Records from a dataset
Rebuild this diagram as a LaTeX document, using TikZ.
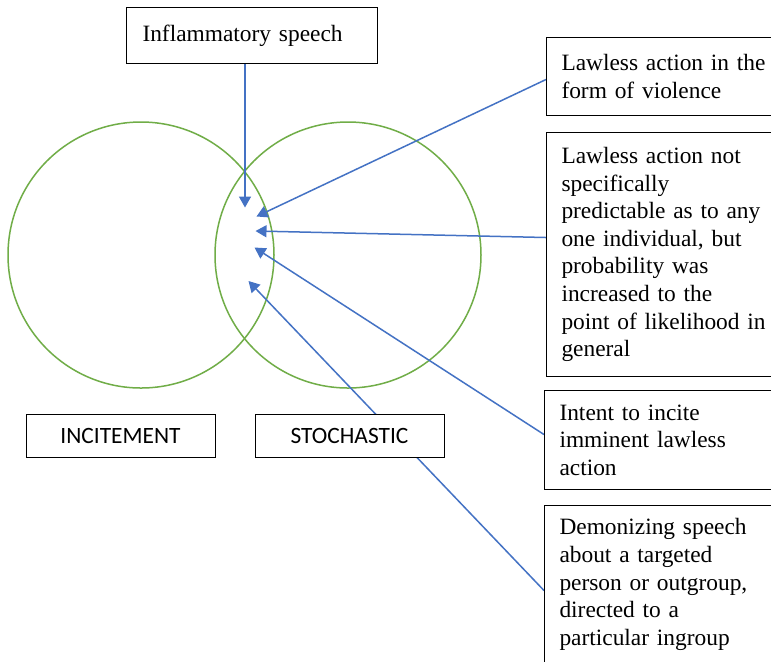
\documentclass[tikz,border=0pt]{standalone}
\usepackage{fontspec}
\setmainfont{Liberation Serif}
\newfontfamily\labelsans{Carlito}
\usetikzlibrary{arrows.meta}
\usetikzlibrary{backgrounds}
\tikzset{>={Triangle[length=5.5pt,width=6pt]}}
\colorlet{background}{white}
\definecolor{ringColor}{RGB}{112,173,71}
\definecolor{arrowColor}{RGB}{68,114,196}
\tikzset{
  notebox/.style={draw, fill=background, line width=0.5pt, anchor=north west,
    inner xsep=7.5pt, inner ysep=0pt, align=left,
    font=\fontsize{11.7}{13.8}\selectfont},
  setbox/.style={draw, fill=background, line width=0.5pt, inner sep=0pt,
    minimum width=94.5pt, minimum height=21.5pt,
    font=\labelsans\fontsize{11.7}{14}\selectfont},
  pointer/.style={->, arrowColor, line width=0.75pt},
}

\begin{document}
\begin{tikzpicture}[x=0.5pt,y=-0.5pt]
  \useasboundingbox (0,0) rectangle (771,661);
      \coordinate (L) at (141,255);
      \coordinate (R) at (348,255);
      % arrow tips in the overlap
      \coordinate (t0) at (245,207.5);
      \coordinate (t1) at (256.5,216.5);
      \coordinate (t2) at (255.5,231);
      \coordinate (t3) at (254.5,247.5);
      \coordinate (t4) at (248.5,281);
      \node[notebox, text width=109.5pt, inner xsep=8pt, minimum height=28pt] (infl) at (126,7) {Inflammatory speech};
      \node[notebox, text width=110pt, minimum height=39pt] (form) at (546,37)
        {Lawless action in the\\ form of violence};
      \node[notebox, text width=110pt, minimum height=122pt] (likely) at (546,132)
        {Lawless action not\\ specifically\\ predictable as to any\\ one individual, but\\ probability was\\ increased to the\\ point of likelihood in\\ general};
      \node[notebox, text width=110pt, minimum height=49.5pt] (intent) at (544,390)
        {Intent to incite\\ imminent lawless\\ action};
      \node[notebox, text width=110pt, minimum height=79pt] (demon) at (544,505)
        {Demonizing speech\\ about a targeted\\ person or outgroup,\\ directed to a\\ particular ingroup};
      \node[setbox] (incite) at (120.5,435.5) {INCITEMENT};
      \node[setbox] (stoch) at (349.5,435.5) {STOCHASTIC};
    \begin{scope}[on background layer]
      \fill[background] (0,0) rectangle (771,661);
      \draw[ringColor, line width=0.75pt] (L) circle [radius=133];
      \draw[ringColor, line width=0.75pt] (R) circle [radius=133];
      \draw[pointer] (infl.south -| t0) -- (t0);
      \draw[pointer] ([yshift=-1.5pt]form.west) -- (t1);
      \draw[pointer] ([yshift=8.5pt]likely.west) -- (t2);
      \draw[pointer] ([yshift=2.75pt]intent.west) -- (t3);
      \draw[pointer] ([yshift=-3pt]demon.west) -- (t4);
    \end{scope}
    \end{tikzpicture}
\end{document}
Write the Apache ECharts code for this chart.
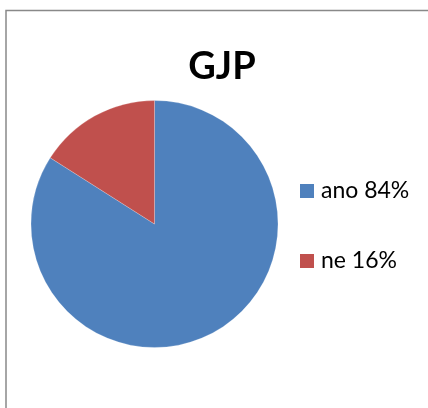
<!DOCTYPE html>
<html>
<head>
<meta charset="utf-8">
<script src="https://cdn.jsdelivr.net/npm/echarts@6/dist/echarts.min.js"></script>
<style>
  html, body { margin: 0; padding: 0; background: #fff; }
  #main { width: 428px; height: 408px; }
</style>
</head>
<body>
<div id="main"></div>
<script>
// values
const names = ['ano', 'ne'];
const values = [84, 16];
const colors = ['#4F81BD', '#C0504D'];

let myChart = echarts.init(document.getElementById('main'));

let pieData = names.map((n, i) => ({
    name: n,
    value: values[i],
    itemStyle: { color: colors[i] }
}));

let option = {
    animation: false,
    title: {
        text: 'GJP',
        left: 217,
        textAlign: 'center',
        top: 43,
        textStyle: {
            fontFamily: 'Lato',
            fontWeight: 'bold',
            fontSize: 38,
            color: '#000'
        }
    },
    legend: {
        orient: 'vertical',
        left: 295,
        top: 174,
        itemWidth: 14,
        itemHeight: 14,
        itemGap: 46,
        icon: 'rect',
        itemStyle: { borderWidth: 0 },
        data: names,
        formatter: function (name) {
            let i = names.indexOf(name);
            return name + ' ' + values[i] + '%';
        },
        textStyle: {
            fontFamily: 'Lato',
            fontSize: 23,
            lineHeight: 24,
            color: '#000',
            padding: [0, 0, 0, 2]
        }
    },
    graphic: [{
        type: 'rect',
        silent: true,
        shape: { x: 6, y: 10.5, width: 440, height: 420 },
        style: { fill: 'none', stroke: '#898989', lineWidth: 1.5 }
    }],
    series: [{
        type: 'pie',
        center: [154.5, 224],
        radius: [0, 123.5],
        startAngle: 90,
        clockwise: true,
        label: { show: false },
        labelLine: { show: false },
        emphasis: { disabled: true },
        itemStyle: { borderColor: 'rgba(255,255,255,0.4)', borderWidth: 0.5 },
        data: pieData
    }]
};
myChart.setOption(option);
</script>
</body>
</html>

Your instructions: Track down all lines above with the string "this" and copy them.

Finished task:
Rebuild this diagram as a LaTeX document, using TikZ.
Write the Apache ECharts code for this chart.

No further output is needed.